## Begin

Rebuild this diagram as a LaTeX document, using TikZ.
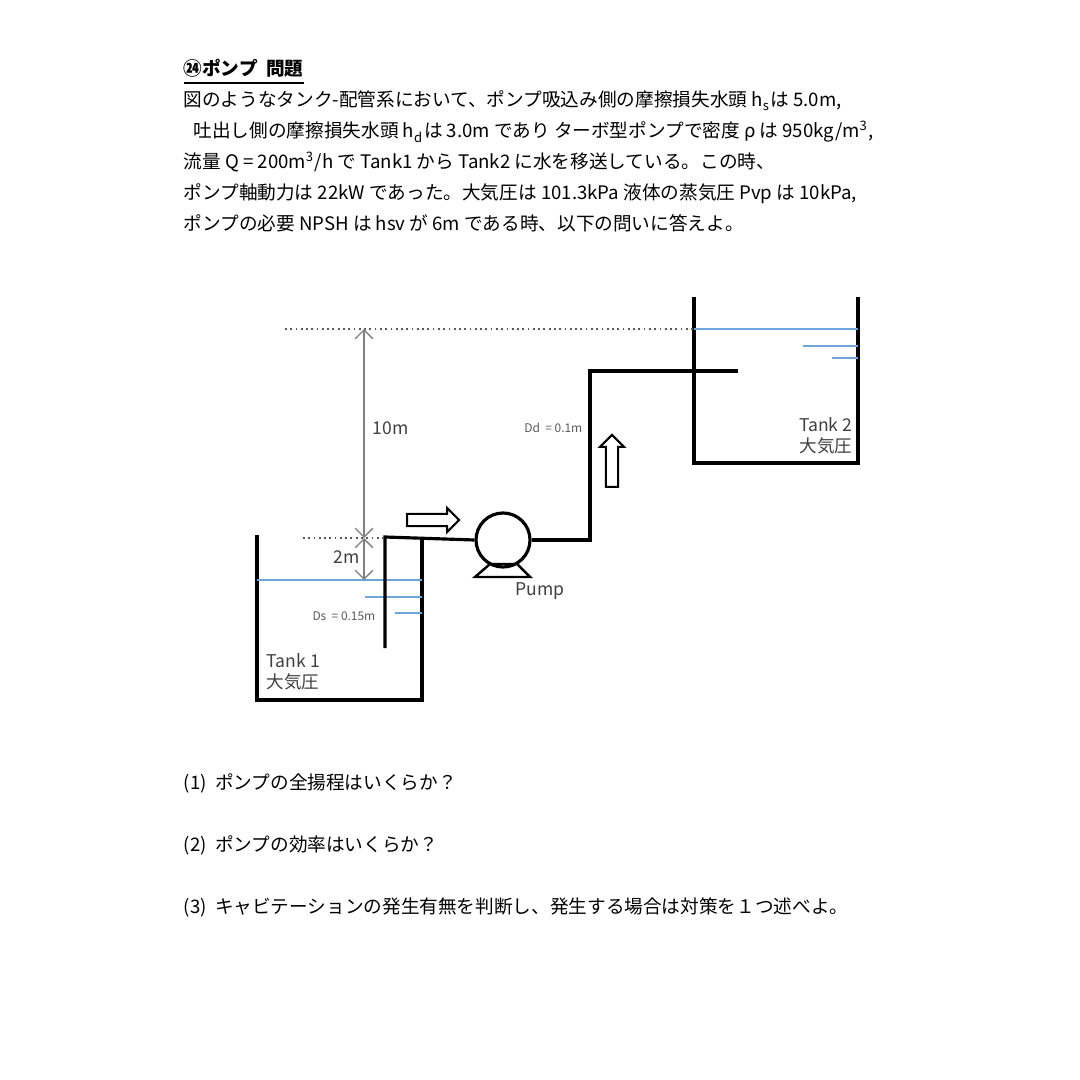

## End
## Begin

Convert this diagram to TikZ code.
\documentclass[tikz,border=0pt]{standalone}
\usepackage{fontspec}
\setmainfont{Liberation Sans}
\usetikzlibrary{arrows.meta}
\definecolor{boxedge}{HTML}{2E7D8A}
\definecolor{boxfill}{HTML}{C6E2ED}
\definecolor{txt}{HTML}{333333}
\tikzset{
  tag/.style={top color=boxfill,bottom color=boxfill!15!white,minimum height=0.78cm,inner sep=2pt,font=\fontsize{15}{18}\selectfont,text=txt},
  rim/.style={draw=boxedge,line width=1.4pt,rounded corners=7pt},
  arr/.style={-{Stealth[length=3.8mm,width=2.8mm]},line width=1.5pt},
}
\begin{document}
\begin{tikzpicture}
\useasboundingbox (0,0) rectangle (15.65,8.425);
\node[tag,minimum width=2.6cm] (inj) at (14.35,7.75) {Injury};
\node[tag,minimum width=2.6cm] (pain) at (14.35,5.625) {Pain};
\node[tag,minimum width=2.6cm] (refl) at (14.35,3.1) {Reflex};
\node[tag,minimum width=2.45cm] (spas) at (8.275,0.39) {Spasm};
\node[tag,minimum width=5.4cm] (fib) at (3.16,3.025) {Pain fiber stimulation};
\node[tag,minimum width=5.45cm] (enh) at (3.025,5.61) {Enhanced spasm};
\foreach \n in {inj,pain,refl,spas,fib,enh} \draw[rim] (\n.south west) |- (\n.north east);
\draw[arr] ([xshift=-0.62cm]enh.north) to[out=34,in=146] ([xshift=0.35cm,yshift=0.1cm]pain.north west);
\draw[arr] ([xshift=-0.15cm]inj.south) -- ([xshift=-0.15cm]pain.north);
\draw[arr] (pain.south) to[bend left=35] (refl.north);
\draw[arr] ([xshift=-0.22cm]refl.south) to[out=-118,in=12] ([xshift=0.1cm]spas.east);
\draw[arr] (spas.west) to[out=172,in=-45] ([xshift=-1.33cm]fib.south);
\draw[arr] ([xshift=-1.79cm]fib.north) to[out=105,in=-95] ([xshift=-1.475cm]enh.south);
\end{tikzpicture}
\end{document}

## End
## Begin

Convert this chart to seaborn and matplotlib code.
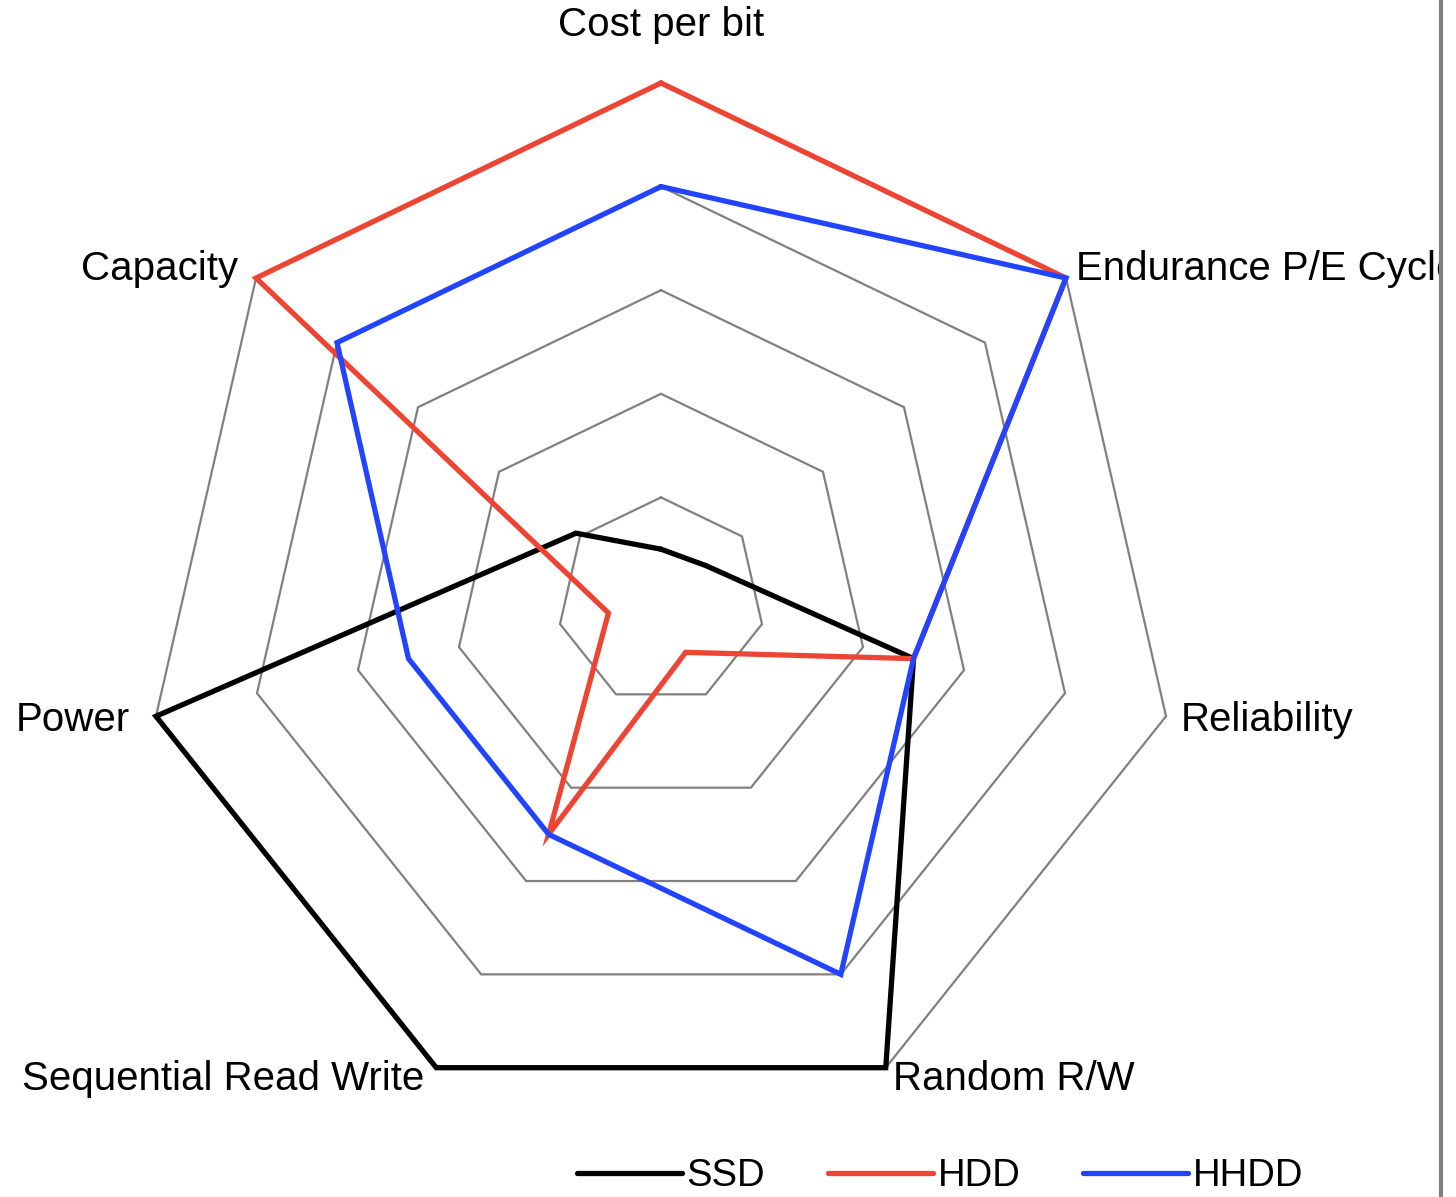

## End

- [Task prompt]
Tell how many lines of the data include the word "code", and nothing else.

- [Result of this task]
2